--- What the exercise asks ---
Copy out each line exactly; pictures stay out of the copy.

--- Provided material ---

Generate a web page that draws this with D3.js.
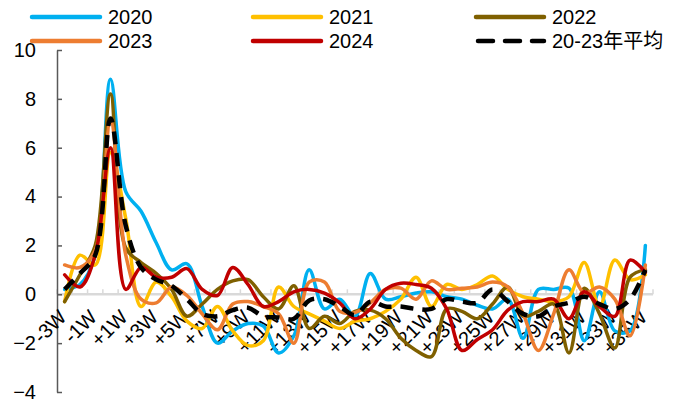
<!DOCTYPE html>
<html>
<head>
<meta charset="utf-8">
<script src="https://cdn.jsdelivr.net/npm/d3@7/dist/d3.min.js"></script>
<style>
  html, body { margin: 0; padding: 0; background: #fff; }
  svg { display: block; }
  text { font-family: "Liberation Sans", Arial, "Noto Sans CJK SC", sans-serif; fill: #000; }
</style>
</head>
<body>
<svg id="chart" width="686" height="408"></svg>
<script>
const categories = ["-3W","-2W","-1W","0W","+1W","+2W","+3W","+4W","+5W","+6W","+7W","+8W","+9W","+10W",
  "+11W","+12W","+13W","+14W","+15W","+16W","+17W","+18W","+19W","+20W","+21W","+22W","+23W","+24W",
  "+25W","+26W","+27W","+28W","+29W","+30W","+31W","+32W","+33W","+34W","+35W"];

const s2020 = [0.2,0.4,1.6,8.8,4.2,3.4,2.1,1.0,1.25,-0.5,-2.0,-1.5,-1.2,-1.3,-2.4,-1.7,1.0,-0.6,-0.2,-0.9,0.85,-0.2,-0.1,0.05,0.1,-0.1,-0.2,-0.45,-0.6,-0.2,-1.8,0.2,0.2,0.25,-1.9,0.1,-1.5,-1.5,2.0];
const s2021 = [-0.3,1.6,1.2,5.8,3.1,-0.5,0.5,-0.1,-1.1,-1.4,-0.5,-1.5,-2.1,-1.9,0.3,-0.5,-0.8,-1.1,-1.4,-1.1,-1.0,-0.7,-0.2,0.7,-0.5,0.4,0.2,0.4,0.75,0.2,-0.1,-0.2,-0.3,-0.1,1.3,-0.5,1.4,0.6,0.8];
const s2022 = [-0.3,0.8,2.0,8.2,1.9,1.3,0.85,0.2,-0.9,-0.4,0.2,0.55,0.6,-0.1,-0.6,0.35,-1.4,-0.9,-1.2,-0.7,-0.65,-1.0,-1.8,-2.3,-2.55,-0.6,-0.7,-1.0,-0.4,0.3,-0.9,-0.7,-0.4,-2.4,0.25,-0.8,-2.2,0.7,1.0];
const s2023 = [1.2,1.1,1.8,7.1,1.6,-0.2,-0.35,0.3,-0.05,-0.8,-1.45,-0.4,-0.3,-0.5,-0.8,-2.0,0.5,0.5,-0.7,-0.75,-0.35,0.2,0.25,-0.2,0.55,0.2,0.25,0.3,0.5,0.3,-0.8,-2.3,-0.8,1.0,0.05,0.3,-0.2,-1.7,1.2];
const s2024 = [0.8,0.3,1.6,6.0,0.2,1.1,0.7,0.7,1.05,0.2,-0.05,1.1,0.4,-0.5,-0.3,0.1,0.2,0.05,-0.35,-1.0,-0.6,0.2,0.45,0.4,0.25,-0.6,-2.3,-1.85,-1.45,-0.65,-0.3,-0.3,-0.2,-1.0,0.1,-0.5,-0.9,1.4,0.9];
const sAvg  = [0.2,0.85,1.6,7.2,2.8,1.1,0.6,0.35,-0.2,-0.8,-0.9,-0.65,-0.55,-0.9,-0.95,-1.0,-0.25,-0.2,-0.5,-0.85,-0.3,-0.5,-0.5,-0.6,-0.6,-0.2,-0.3,-0.35,0.2,-0.3,-0.8,-0.9,-0.5,-0.35,-0.1,-0.4,-0.6,-0.2,1.0];

const seriesNames = ["2020","2021","2022","2023","2024","20-23年平均"];
const seriesValues = [s2020, s2021, s2022, s2023, s2024, sAvg];
const seriesColors = ["#00B0F0","#FFC000","#7F6000","#ED7D31","#C00000","#000000"];
const yTicks = [-4,-2,0,2,4,6,8,10];

const svg = d3.select("#chart");
const FONT = 20;

const x = d3.scalePoint().domain(categories).range([57, 653]).padding(0.5);
const y = d3.scaleLinear().domain([-4, 10]).range([392, 50]);
const step = x.step();

// zero line with category tick marks
const zeroY = y(0);
svg.append("line")
  .attr("x1", 57).attr("x2", 653).attr("y1", zeroY).attr("y2", zeroY)
  .attr("stroke", "#d9d9d9").attr("stroke-width", 2.5);
const bounds = categories.map(c => x(c) - step / 2).concat([x(categories[categories.length - 1]) + step / 2]);
svg.append("g").selectAll("line").data(bounds).join("line")
  .attr("x1", d => d).attr("x2", d => d)
  .attr("y1", zeroY).attr("y2", zeroY - 5)
  .attr("stroke", "#d9d9d9").attr("stroke-width", 1.5);

// y axis
const yAxis = d3.axisLeft(y).tickValues(yTicks).tickSize(-5).tickSizeOuter(0).tickPadding(21);
const gy = svg.append("g").attr("transform", "translate(57,0)").call(yAxis);
gy.select(".domain").attr("stroke", "#595959").attr("stroke-width", 1.5);
gy.selectAll(".tick line").attr("stroke", "#595959").attr("stroke-width", 1.5);
gy.selectAll(".tick text").attr("font-size", FONT).attr("fill", "#000")
  .style("font-family", "'Liberation Sans', Arial, sans-serif");

// x labels (every other category)
svg.append("g").selectAll("text")
  .data(categories.filter((c, i) => i % 2 === 0))
  .join("text")
  .attr("transform", d => `translate(${x(d) + 3},${zeroY + 24}) rotate(-45)`)
  .attr("text-anchor", "end")
  .attr("font-size", FONT)
  .text(d => d);

// series lines
const line = d3.line()
  .x((d, i) => x(categories[i]))
  .y(d => y(d))
  .curve(d3.curveCatmullRom.alpha(0.5));

seriesValues.forEach((vals, k) => {
  const p = svg.append("path")
    .datum(vals)
    .attr("d", line)
    .attr("fill", "none")
    .attr("stroke", seriesColors[k])
    .attr("stroke-width", k === 5 ? 4.5 : 3.5)
    .attr("stroke-linejoin", "round")
    .attr("stroke-linecap", "round");
  if (k === 5) p.attr("stroke-dasharray", "13,9").attr("stroke-linecap", "butt");
});

// legend
const legX = [32, 253, 476];
const legY = [17, 41];
seriesNames.forEach((name, k) => {
  const col = k % 3, row = Math.floor(k / 3);
  const g = svg.append("g");
  const ln = g.append("line")
    .attr("x1", legX[col]).attr("x2", legX[col] + 68)
    .attr("y1", legY[row]).attr("y2", legY[row])
    .attr("stroke", seriesColors[k])
    .attr("stroke-width", 4.5)
    .attr("stroke-linecap", "round");
  if (k === 5) ln.attr("stroke-dasharray", "15,12").attr("stroke-linecap", "round").attr("x1", legX[col] + 2);
  g.append("text")
    .attr("x", legX[col] + 76).attr("y", legY[row])
    .attr("dy", "0.35em")
    .attr("font-size", FONT)
    .text(name);
});
</script>
</body>
</html>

--- Answer to this problem ---
Generate a web page that draws this with D3.js.
<!DOCTYPE html>
<html>
<head>
<meta charset="utf-8">
<script src="https://cdn.jsdelivr.net/npm/d3@7/dist/d3.min.js"></script>
<style>
  html, body { margin: 0; padding: 0; background: #fff; }
  svg { display: block; }
  text { font-family: "Liberation Sans", Arial, "Noto Sans CJK SC", sans-serif; fill: #000; }
</style>
</head>
<body>
<svg id="chart" width="686" height="408"></svg>
<script>
const categories = ["-3W","-2W","-1W","0W","+1W","+2W","+3W","+4W","+5W","+6W","+7W","+8W","+9W","+10W",
  "+11W","+12W","+13W","+14W","+15W","+16W","+17W","+18W","+19W","+20W","+21W","+22W","+23W","+24W",
  "+25W","+26W","+27W","+28W","+29W","+30W","+31W","+32W","+33W","+34W","+35W"];

const s2020 = [0.2,0.4,1.6,8.8,4.2,3.4,2.1,1.0,1.25,-0.5,-2.0,-1.5,-1.2,-1.3,-2.4,-1.7,1.0,-0.6,-0.2,-0.9,0.85,-0.2,-0.1,0.05,0.1,-0.1,-0.2,-0.45,-0.6,-0.2,-1.8,0.2,0.2,0.25,-1.9,0.1,-1.5,-1.5,2.0];
const s2021 = [-0.3,1.6,1.2,5.8,3.1,-0.5,0.5,-0.1,-1.1,-1.4,-0.5,-1.5,-2.1,-1.9,0.3,-0.5,-0.8,-1.1,-1.4,-1.1,-1.0,-0.7,-0.2,0.7,-0.5,0.4,0.2,0.4,0.75,0.2,-0.1,-0.2,-0.3,-0.1,1.3,-0.5,1.4,0.6,0.8];
const s2022 = [-0.3,0.8,2.0,8.2,1.9,1.3,0.85,0.2,-0.9,-0.4,0.2,0.55,0.6,-0.1,-0.6,0.35,-1.4,-0.9,-1.2,-0.7,-0.65,-1.0,-1.8,-2.3,-2.55,-0.6,-0.7,-1.0,-0.4,0.3,-0.9,-0.7,-0.4,-2.4,0.25,-0.8,-2.2,0.7,1.0];
const s2023 = [1.2,1.1,1.8,7.1,1.6,-0.2,-0.35,0.3,-0.05,-0.8,-1.45,-0.4,-0.3,-0.5,-0.8,-2.0,0.5,0.5,-0.7,-0.75,-0.35,0.2,0.25,-0.2,0.55,0.2,0.25,0.3,0.5,0.3,-0.8,-2.3,-0.8,1.0,0.05,0.3,-0.2,-1.7,1.2];
const s2024 = [0.8,0.3,1.6,6.0,0.2,1.1,0.7,0.7,1.05,0.2,-0.05,1.1,0.4,-0.5,-0.3,0.1,0.2,0.05,-0.35,-1.0,-0.6,0.2,0.45,0.4,0.25,-0.6,-2.3,-1.85,-1.45,-0.65,-0.3,-0.3,-0.2,-1.0,0.1,-0.5,-0.9,1.4,0.9];
const sAvg  = [0.2,0.85,1.6,7.2,2.8,1.1,0.6,0.35,-0.2,-0.8,-0.9,-0.65,-0.55,-0.9,-0.95,-1.0,-0.25,-0.2,-0.5,-0.85,-0.3,-0.5,-0.5,-0.6,-0.6,-0.2,-0.3,-0.35,0.2,-0.3,-0.8,-0.9,-0.5,-0.35,-0.1,-0.4,-0.6,-0.2,1.0];

const seriesNames = ["2020","2021","2022","2023","2024","20-23年平均"];
const seriesValues = [s2020, s2021, s2022, s2023, s2024, sAvg];
const seriesColors = ["#00B0F0","#FFC000","#7F6000","#ED7D31","#C00000","#000000"];
const yTicks = [-4,-2,0,2,4,6,8,10];

const svg = d3.select("#chart");
const FONT = 20;

const x = d3.scalePoint().domain(categories).range([57, 653]).padding(0.5);
const y = d3.scaleLinear().domain([-4, 10]).range([392, 50]);
const step = x.step();

// zero line with category tick marks
const zeroY = y(0);
svg.append("line")
  .attr("x1", 57).attr("x2", 653).attr("y1", zeroY).attr("y2", zeroY)
  .attr("stroke", "#d9d9d9").attr("stroke-width", 2.5);
const bounds = categories.map(c => x(c) - step / 2).concat([x(categories[categories.length - 1]) + step / 2]);
svg.append("g").selectAll("line").data(bounds).join("line")
  .attr("x1", d => d).attr("x2", d => d)
  .attr("y1", zeroY).attr("y2", zeroY - 5)
  .attr("stroke", "#d9d9d9").attr("stroke-width", 1.5);

// y axis
const yAxis = d3.axisLeft(y).tickValues(yTicks).tickSize(-5).tickSizeOuter(0).tickPadding(21);
const gy = svg.append("g").attr("transform", "translate(57,0)").call(yAxis);
gy.select(".domain").attr("stroke", "#595959").attr("stroke-width", 1.5);
gy.selectAll(".tick line").attr("stroke", "#595959").attr("stroke-width", 1.5);
gy.selectAll(".tick text").attr("font-size", FONT).attr("fill", "#000")
  .style("font-family", "'Liberation Sans', Arial, sans-serif");

// x labels (every other category)
svg.append("g").selectAll("text")
  .data(categories.filter((c, i) => i % 2 === 0))
  .join("text")
  .attr("transform", d => `translate(${x(d) + 3},${zeroY + 24}) rotate(-45)`)
  .attr("text-anchor", "end")
  .attr("font-size", FONT)
  .text(d => d);

// series lines
const line = d3.line()
  .x((d, i) => x(categories[i]))
  .y(d => y(d))
  .curve(d3.curveCatmullRom.alpha(0.5));

seriesValues.forEach((vals, k) => {
  const p = svg.append("path")
    .datum(vals)
    .attr("d", line)
    .attr("fill", "none")
    .attr("stroke", seriesColors[k])
    .attr("stroke-width", k === 5 ? 4.5 : 3.5)
    .attr("stroke-linejoin", "round")
    .attr("stroke-linecap", "round");
  if (k === 5) p.attr("stroke-dasharray", "13,9").attr("stroke-linecap", "butt");
});

// legend
const legX = [32, 253, 476];
const legY = [17, 41];
seriesNames.forEach((name, k) => {
  const col = k % 3, row = Math.floor(k / 3);
  const g = svg.append("g");
  const ln = g.append("line")
    .attr("x1", legX[col]).attr("x2", legX[col] + 68)
    .attr("y1", legY[row]).attr("y2", legY[row])
    .attr("stroke", seriesColors[k])
    .attr("stroke-width", 4.5)
    .attr("stroke-linecap", "round");
  if (k === 5) ln.attr("stroke-dasharray", "15,12").attr("stroke-linecap", "round").attr("x1", legX[col] + 2);
  g.append("text")
    .attr("x", legX[col] + 76).attr("y", legY[row])
    .attr("dy", "0.35em")
    .attr("font-size", FONT)
    .text(name);
});
</script>
</body>
</html>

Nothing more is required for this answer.